Hybrid or Multi-cloud? Picking the Right Organizational IT Strategy

Hybrid or Multi-cloud? Picking the Right Cloud Strategy

Discussions around cloud migration are no longer about whether an organization should move to the cloud, but one that’s more about which data, applications and workloads should be migrated, how they should be moved, and when the shift should happen. IT teams across various industries are now tasked with weighing the pros and cons for single, hybrid and multi-cloud environments, and need to wade through varying options, price models, and services to determine which combination is going to best meet the organization’s IT and data availability needs.

Having cloud storage is a given these days, but now organizations are starting to more closely evaluate hybrid and multi-cloud options. A Gartner report found that by 2020, 75% of organizations will have deployed a hybrid and multi-cloud model. Therefore, it’s important for IT leaders and business decisionmakers alike to make sure they’re deploying these environments in a manner that’s going to reduce the risk of downtime and data loss, and in a way that’s manageable for the IT team.

Understanding hybrid cloud and how to deploy it

Organizations are looking at hybrid cloud models so they can implement a more versatile disaster recovery (DR) plan. Hybrid employs a mix of on-premises and cloud services. But, many companies are apprehensive to deploy this model, as orchestrating hybrid data storage and DR can quickly become complicated.

Today’s IT infrastructures are multi-generational in nature, including both legacy systems and modern cloud deployments. They also house a myriad of mission and business-critical data and systems that require different levels of availability depending how important they are to operations. With all these systems, applications, and workloads to look after, IT teams need to make sure they have a full understanding of where data is being stored, how they’ll be able to recover it, and if the services they’ve opted to use will allow them to meet the service level agreements they’ve established.

So, when deploying hybrid cloud, IT teams must first determine which cloud service is the right fit for their IT needs. There are both private and public cloud options, with the likes of Amazon Web Services and Microsoft Azure being two of the most popular public cloud services. If IT teams go the public route, it’s critical they fully understand the subscription model they’ve signed up for, as cloud Service Providers often charge fees for moving, accessing or recovering data. Private clouds can offer organizations the same agility and scalability as public clouds, but with much more predictable cost models. However, as they’re often hosted on-premises, organizations risk losing data if a natural disaster or some other unforeseen event were to impact their data center.
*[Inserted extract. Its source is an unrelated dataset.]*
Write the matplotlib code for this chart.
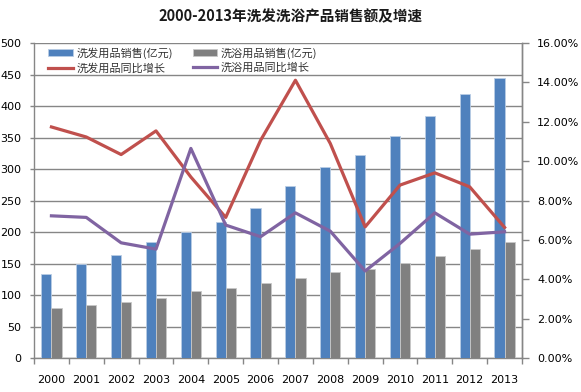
import matplotlib
matplotlib.use("Agg")
import matplotlib.pyplot as plt
import numpy as np
from matplotlib.ticker import FuncFormatter, FixedLocator

plt.rcParams['font.family'] = ['Noto Sans CJK SC', 'DejaVu Sans']

years = ['2000', '2001', '2002', '2003', '2004', '2005', '2006',
         '2007', '2008', '2009', '2010', '2011', '2012', '2013']
hair_sales = [134, 149, 164, 184, 201, 216, 238, 273, 303, 323, 352, 385, 419, 445]
bath_sales = [79, 84, 90, 96, 106, 112, 120, 128, 137, 141, 151, 162, 173, 184]
hair_growth = [11.74, 11.23, 10.34, 11.54, 9.2, 7.15, 11.06, 14.11, 10.9, 6.67, 8.79, 9.41, 8.7, 6.64]
bath_growth = [7.23, 7.15, 5.86, 5.54, 10.65, 6.76, 6.17, 7.38, 6.45, 4.43, 5.83, 7.38, 6.30, 6.42]

c_blue = '#4F81BD'
c_grey = '#808080'
c_red = '#C0504D'
c_purple = '#8064A2'
axis_col = '#868686'

fig = plt.figure(figsize=(5.81, 3.92), dpi=100)
ax = fig.add_axes([34/581, 1-358.3/392, (522-34)/581, (358.3-43)/392])
x = np.arange(len(years))
w = 0.29
b1 = ax.bar(x - 0.145, hair_sales, width=w, color=c_blue, edgecolor='#B9CDE5', linewidth=0.6, zorder=3)
b2 = ax.bar(x + 0.145, bath_sales, width=w, color=c_grey, edgecolor='#C8C8C8', linewidth=0.6, zorder=3)
ax.set_ylim(0, 500)
ax.set_xlim(-0.5, len(years) - 0.5)
ax.set_yticks(np.arange(0, 501, 50))
ax.yaxis.grid(True, color=axis_col, linewidth=1.0, zorder=0)
ax.set_axisbelow(True)
ax.set_xticks(x)
ax.set_xticklabels(years, fontsize=8, family='DejaVu Sans')
ax.tick_params(axis='x', which='major', length=0, pad=12)
ax.xaxis.set_minor_locator(FixedLocator(np.arange(-0.5, len(years), 1.0)))
ax.tick_params(axis='x', which='minor', length=4, color=axis_col, width=1)
ax.tick_params(axis='y', length=3, color=axis_col, width=1, labelsize=8, pad=6)
for lab in ax.get_yticklabels():
    lab.set_family('DejaVu Sans')
ax.spines['top'].set_visible(False)
for s in ['left', 'bottom', 'right']:
    ax.spines[s].set_color(axis_col)
    ax.spines[s].set_linewidth(1.0)

ax2 = ax.twinx()
l1, = ax2.plot(x, hair_growth, color=c_red, linewidth=2.3, zorder=5)
l2, = ax2.plot(x, bath_growth, color=c_purple, linewidth=2.3, zorder=5)
ax2.set_ylim(0, 16)
ax2.set_yticks(np.arange(0, 16.01, 2))
ax2.yaxis.set_major_formatter(FuncFormatter(lambda v, p: f"{v:.2f}%"))
ax2.tick_params(axis='y', length=5, color=axis_col, width=1, labelsize=8, pad=6)
for lab in ax2.get_yticklabels():
    lab.set_family('DejaVu Sans')
for s in ['top', 'left', 'bottom']:
    ax2.spines[s].set_visible(False)
ax2.spines['right'].set_color(axis_col)
ax2.spines['right'].set_linewidth(1.0)

handles = [b1, l1, b2, l2]
labels = ['洗发用品销售(亿元)', '洗发用品同比增长', '洗浴用品销售(亿元)', '洗浴用品同比增长']
leg = ax2.legend(handles, labels, ncol=2, frameon=False, fontsize=8,
                 loc='upper left', bbox_to_anchor=(44/581, 1-43/392),
                 bbox_transform=fig.transFigure, handlelength=2.2,
                 handleheight=0.6, handletextpad=0.3, columnspacing=1.8,
                 labelspacing=0.35, borderaxespad=0)
for t in leg.get_texts():
    t.set_color('#333333')

fig.text(0.5, 1-16/392, '2000-2013年洗发洗浴产品销售额及增速', ha='center', va='center',
         fontsize=10.5, fontweight='bold', color='#1a1a1a')

fig.savefig('out.png', dpi=100)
IT teams need to consider these risks and costs against their data availability needs to ensure they’re making the right choice.

Once they’ve settled on private versus public cloud, they then need to determine where it makes the most sense to store particular data and applications. In some scenarios, it is illogical to store data backups offsite. If a one server fails or breaks, recovering it from the cloud can be costly and take too long due to network latency. However, if the company falls victim to an outage that impacts multiple servers and locations, it would be ideal to have a cloud recovery option so systems don’t remain offline for too long.

How multi-cloud adds an extra layer of protection

While a hybrid cloud strategy can offer both onsite and offsite recovery options, many organizations are finding that even this might not be enough to achieve continued operations in some cases. Just take a look at June’s Google Cloud outage for instance. Enterprises using Google Cloud were knocked offline, and if they didn’t have a backup in place, it likely impacted company operations. Public cloud services like Google, Azure or AWS, all present a risk of unexpected downtime, and in these cases, the outage cannot be easily solved by the IT team. It is simply out of their hands. To prevent similar situations, companies are deploying multiple clouds to achieve IT resilience.

Multi-cloud strategies can be part of hybrid cloud strategies, but since they tap multiple cloud services, they present an even more advanced layer of complexity when the IT team is deciding where data and applications should be stored. Close provisioning during deployment is needed to prevent inadvertently letting budgets spiral out of control and increasing the risk of data loss. To make sure multi-cloud environments are being deployed in a safe and cost-effective manner, companies should create a representative body of decision-makers that can consider both the operational and financial benefits of multi-cloud so that technical and budgetary concerns are being met.

Once the committee has evaluated all options and made sure the services they’ve selected line up with both IT and business needs, the organization should also invest in training for the IT team so they have the skills and knowledge they need to manage all the cloud solutions. This, however, is often easier said than done, as there aren’t many IT professionals that intimately understand AWS, Azure, Google Cloud, in addition to a company’s own private cloud. They may be reluctant to learn a host of different tools, which can lead to increased risk of data loss and security gaps. To prevent such instances, organizations may want to look at solutions that enable vendor consolidation, like Azure and Azure stack, which can provide both a private and public cloud that have a similar look and feel.

Whatever cloud environment your organization chooses, it’s important to make sure that IT leaders are keeping cost, complexity, IT and business needs in mind. If they do this, it will help ensure that the business isn’t susceptible to data loss and IT gaps, and that data and applications can remain accessible aroundtheclock.